I think the issue could come from two sources:
Possible quick win: Can you try using camelot-sharp instead of tabula-sharp? This library's goal is the same but works differently. The nuget package is available, but only as a pre-release.
Hi again,
DLAViewer I did run it and attached xml also here I hope this will help. Test.txt
tabula-sharp
I did use SimpleNurminenDetectionAlgorithm and BasicExtractionAlgorithm. Here is the code snippet:
using (var document = PdfDocument.Open(model.File.InputStream, new ParsingOptions() { ClipPaths = true }))
{
ObjectExtractor oe = new ObjectExtractor(document);
PageArea pageArea = oe.Extract(1);
var detector = new SimpleNurminenDetectionAlgorithm();
var regions = detector.Detect(pageArea);
IExtractionAlgorithm ea = new BasicExtractionAlgorithm();
var tables = ea.Extract(pageArea.GetArea(regions[0].BoundingBox));
var table = tables[0];
var rows = table.Rows;
}
I also attached the pdf file that I'm trying. Test.pdf
I can for sure try camelot-sharp but do you have some kind of instructions on how can I try it?

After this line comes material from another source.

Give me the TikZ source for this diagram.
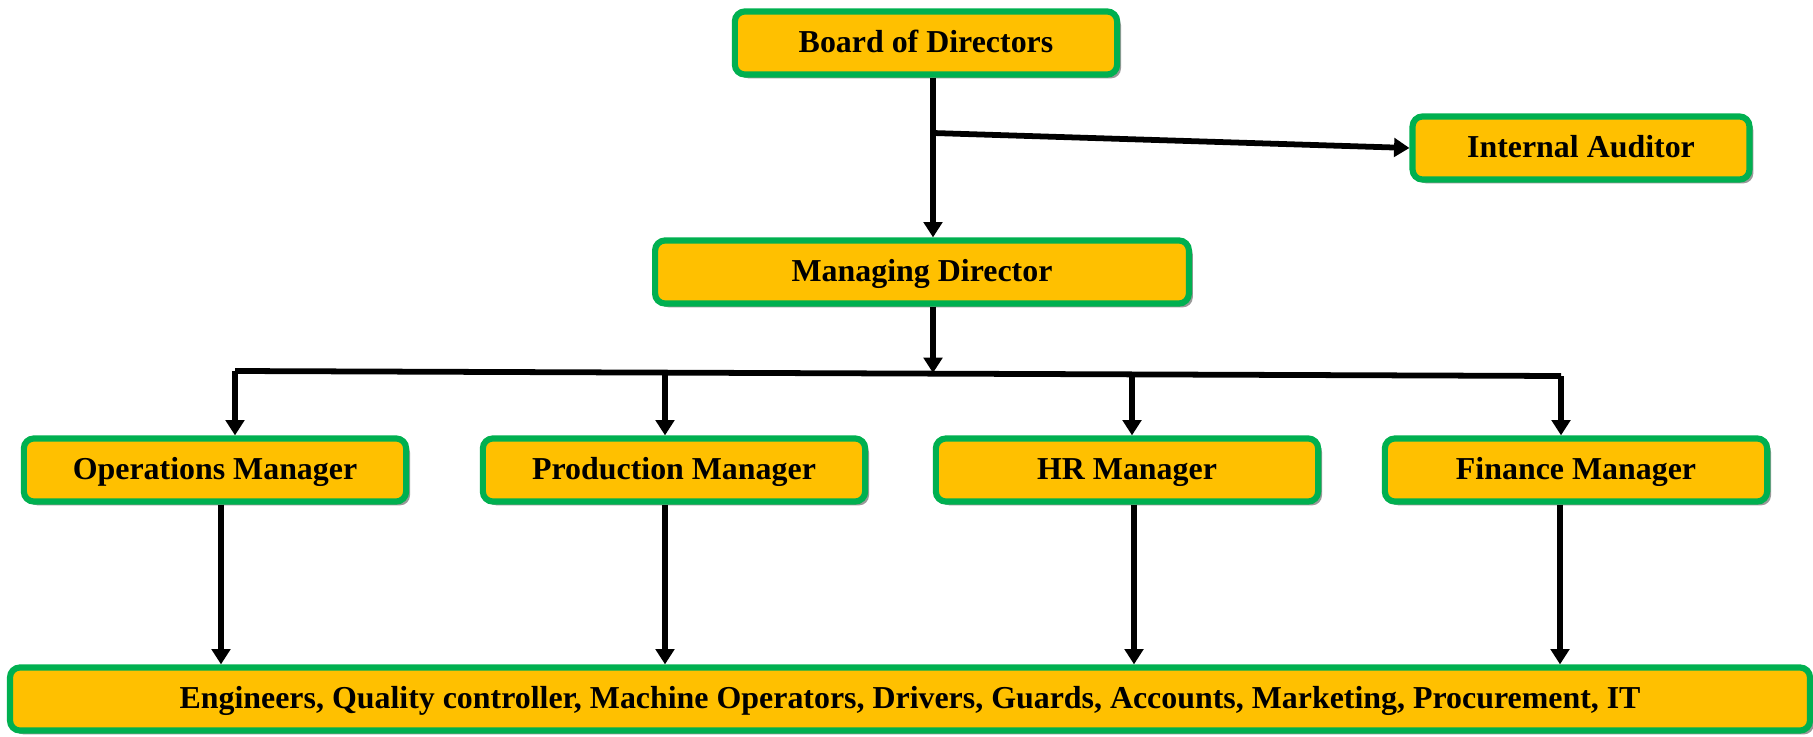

Looking at the pdf, my first guess would be that the 2 columns are merged together because of this word spanning 2 columns: It is going to be difficult for the algo to know how to split that. In which column would you put this word?
Concerning Camelot, I took that from my tests:
Lattice lattice = new Lattice(new OpenCvImageProcesser(), new BasicSystemDrawingProcessor());
// In your case, it is better to use the Stream BaseParser (rather than the Lattice parser)
var tables = lattice.ExtractTables(doc.GetPage(1), layout_kwargs: null);
You are right that's the word merging those columns together. Thanks for your help. This library is so useful.
Hi @BobLd ,
Thanks for such an awesome library. In my pdf file, for some reason, two columns are merged (I attached a couple of images) when I'm trying to extract the table. I was wondering maybe you can help me to determine what might cause that issue. I can also send the pdf file via email since it has sensitive information. Thanks in advance.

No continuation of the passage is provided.